A 36-year-old female with an 8-year history of symptomatic right lower limb varicose veins that presents with pain, heaviness and fatigue of the right leg with prolonged standing. The patient notes that she has also experienced symptoms of pelvic pain and fullness associated with dyspareunia and increased urinary frequency that is worsened at the end of the day and during menstruation. Past medical history includes hypothyroidism, uterine ablation and is G4, P3. There is a family history of varicose veins. On examination, both lower limbs are warm and well perfused with distal pulses palpable (2+ bilaterally). There is no swelling, skin changes or ulcerations. Prominent varicosities (CEAP C2) are located in the right posterior thigh and proximal posterior calf. Venous duplex of the lower limbs demonstrated right great saphenous vein measuring 6 mm with 0.4 sec reflux and extensive posterior thigh varicose veins with >5 sec reflux which originate from gluteal area. Pelvic venous duplex demonstrated left ovarian vein reflux 8 mm with extensive periuterine veins.
What is the best course of management for this patient?
The correct answer is: C. Left ovarian vein embolization and phlebectomy.

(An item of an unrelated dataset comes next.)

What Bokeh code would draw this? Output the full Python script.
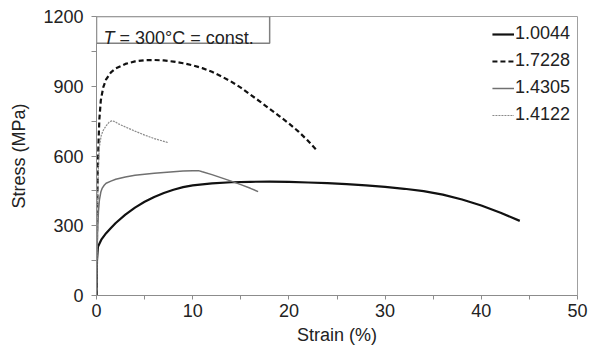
from bokeh.plotting import figure
from bokeh.models import Range1d, Legend, LegendItem, BoxAnnotation, Label, FixedTicker
from bokeh.embed import file_html
from bokeh.resources import INLINE

# ---- data ----
strain_10044 = [0, 0.05, 0.15, 0.5, 1.0, 1.5, 2.0, 3.0, 4.0, 5.0, 6.0, 7.0, 8.0, 9.0, 10, 12, 14, 16,
                18, 20, 22, 24, 26, 28, 30, 32, 34, 36, 38, 40, 42, 44]
stress_10044 = [0, 150, 210, 240, 268, 290, 312, 348, 378, 403, 424, 441, 455, 466, 474, 482, 487, 489,
                490, 489, 486, 483, 479, 474, 467, 459, 449, 434, 413, 387, 356, 321]

strain_17228 = [0, 0.05, 0.1, 0.2, 0.3, 0.45, 0.7, 1.0, 1.5, 2.0, 3.0, 4.0, 5.0, 6.0, 7.0, 8.0, 9.0,
                10, 11, 12, 13, 14, 15, 16, 17, 18, 19, 20, 21, 22, 23]
stress_17228 = [0, 250, 450, 650, 760, 840, 895, 930, 960, 977, 996, 1007, 1012, 1013, 1011, 1006, 999,
                990, 978, 962, 942, 920, 894, 864, 834, 803, 772, 740, 705, 665, 620]

strain_14305 = [0, 0.05, 0.1, 0.2, 0.3, 0.45, 0.6, 0.8, 1.0, 1.5, 2.0, 3.0, 4.0, 5.0, 6.0, 7.0, 8.0,
                9.0, 10.0, 10.6, 11.0, 12.0, 13.0, 14.0, 15.0, 16.0, 16.8]
stress_14305 = [0, 150, 260, 360, 410, 445, 462, 474, 483, 492, 500, 510, 517, 522, 526, 529, 532,
                535, 537, 537, 532, 520, 506, 492, 477, 461, 447]

strain_14122 = [0, 0.05, 0.1, 0.2, 0.3, 0.5, 0.7, 1.0, 1.3, 1.6, 1.9, 2.3, 3.0, 4.0, 5.0, 6.0, 7.0, 7.5]
stress_14122 = [0, 200, 380, 560, 640, 690, 710, 730, 745, 752, 748, 738, 725, 707, 690, 675, 663, 657]

series_names = ["1.0044", "1.7228", "1.4305", "1.4122"]
x_ticks = [0, 10, 20, 30, 40, 50]
y_ticks = [0, 300, 600, 900, 1200]

FONT = "Liberation Sans"
TXT = "#222222"
AX = "#8c8c8c"

p = figure(width=593, height=352, output_backend="svg", toolbar_location=None,
           x_range=Range1d(0, 50), y_range=Range1d(0, 1200),
           min_border_left=96, min_border_right=16, min_border_top=16, min_border_bottom=57)
p.grid.visible = False
p.outline_line_color = "#a0a0a0"
p.outline_line_width = 1
p.background_fill_color = "white"
p.border_fill_color = "white"

r1 = p.line(strain_10044, stress_10044, line_color="#111111", line_width=2.2)
r2 = p.line(strain_17228, stress_17228, line_color="#111111", line_width=2.2, line_dash="5 3")
r3 = p.line(strain_14305, stress_14305, line_color="#707070", line_width=1.5)
r4 = p.line(strain_14122, stress_14122, line_color="#8a8a8a", line_width=1.2, line_dash="2 1")

for ax in (p.xaxis[0], p.yaxis[0]):
    ax.axis_line_color = AX
    ax.major_tick_line_color = AX
    ax.minor_tick_line_color = AX
    ax.major_tick_in = 0
    ax.minor_tick_in = 0
    ax.major_label_text_font = FONT
    ax.major_label_text_font_size = "18px"
    ax.major_label_text_color = TXT
    ax.axis_label_text_font = FONT
    ax.axis_label_text_font_size = "18px"
    ax.axis_label_text_font_style = "normal"
    ax.axis_label_text_color = TXT

p.xaxis.ticker = FixedTicker(ticks=x_ticks, minor_ticks=[5, 15, 25, 35, 45])
p.yaxis.ticker = FixedTicker(ticks=y_ticks, minor_ticks=[150, 450, 750, 1050])
p.xaxis.major_tick_out = 4
p.xaxis.minor_tick_out = 4
p.yaxis.major_tick_out = 5
p.yaxis.minor_tick_out = 5
p.xaxis.major_label_standoff = 4
p.xaxis.axis_label_standoff = 5
p.yaxis.major_label_standoff = 8
p.yaxis.axis_label_standoff = 11
p.xaxis.axis_label = "Strain (%)"
p.yaxis.axis_label = "Stress (MPa)"

# annotation box
box = BoxAnnotation(left=0, right=18, bottom=1085, top=1200, fill_color="white", fill_alpha=1,
                    line_color="#808080", line_width=1.5, line_alpha=1)
p.add_layout(box)
p.add_layout(Label(x=0, y=1200, x_offset=7, y_offset=-21, text="T", text_font=FONT,
                   text_font_style="italic", text_font_size="18px", text_color=TXT,
                   text_baseline="alphabetic"))
p.add_layout(Label(x=0, y=1200, x_offset=23, y_offset=-21, text="= 300°C = const.", text_font=FONT,
                   text_font_size="18px", text_color=TXT, text_baseline="alphabetic"))

legend = Legend(items=[LegendItem(label=n, renderers=[r]) for n, r in zip(series_names, [r1, r2, r3, r4])],
                location="top_right", glyph_width=22, glyph_height=20, label_height=20,
                label_standoff=1, spacing=6, padding=0, margin=7,
                label_text_font=FONT, label_text_font_size="18px", label_text_color=TXT,
                background_fill_alpha=0, border_line_alpha=0)
p.add_layout(legend)

open("out.html", "w").write(file_html(p, INLINE))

Pelvic pain is common in women and the differential is quite extensive, including pelvic venous disease. Patients with pelvic venous disease can have a diverse clinical presentation including varicose veins in the legs, pelvic pain, dyspareunia, back pain and GI/GU symptoms. Other common gynecological causes should be excluded. Symptoms tend to be worse with prolonged standing and are typically present throughout the menstrual cycle, worse during menstruation. Women usually have a low BMI and multiple (≥2) pregnancies. Underlying pathology is usually ovarian vein reflux with extensive periuterine veins. In some patients, iliac vein compression or renal vein compression is the underlying pathology. Treatment in patient with ovarian reflux includes elimination of reflux with embolization of the pelvic and ovarian vein. Patients that have lower extremity non-saphenous veins which communicate with the pelvis, require treatment of the leg veins as well.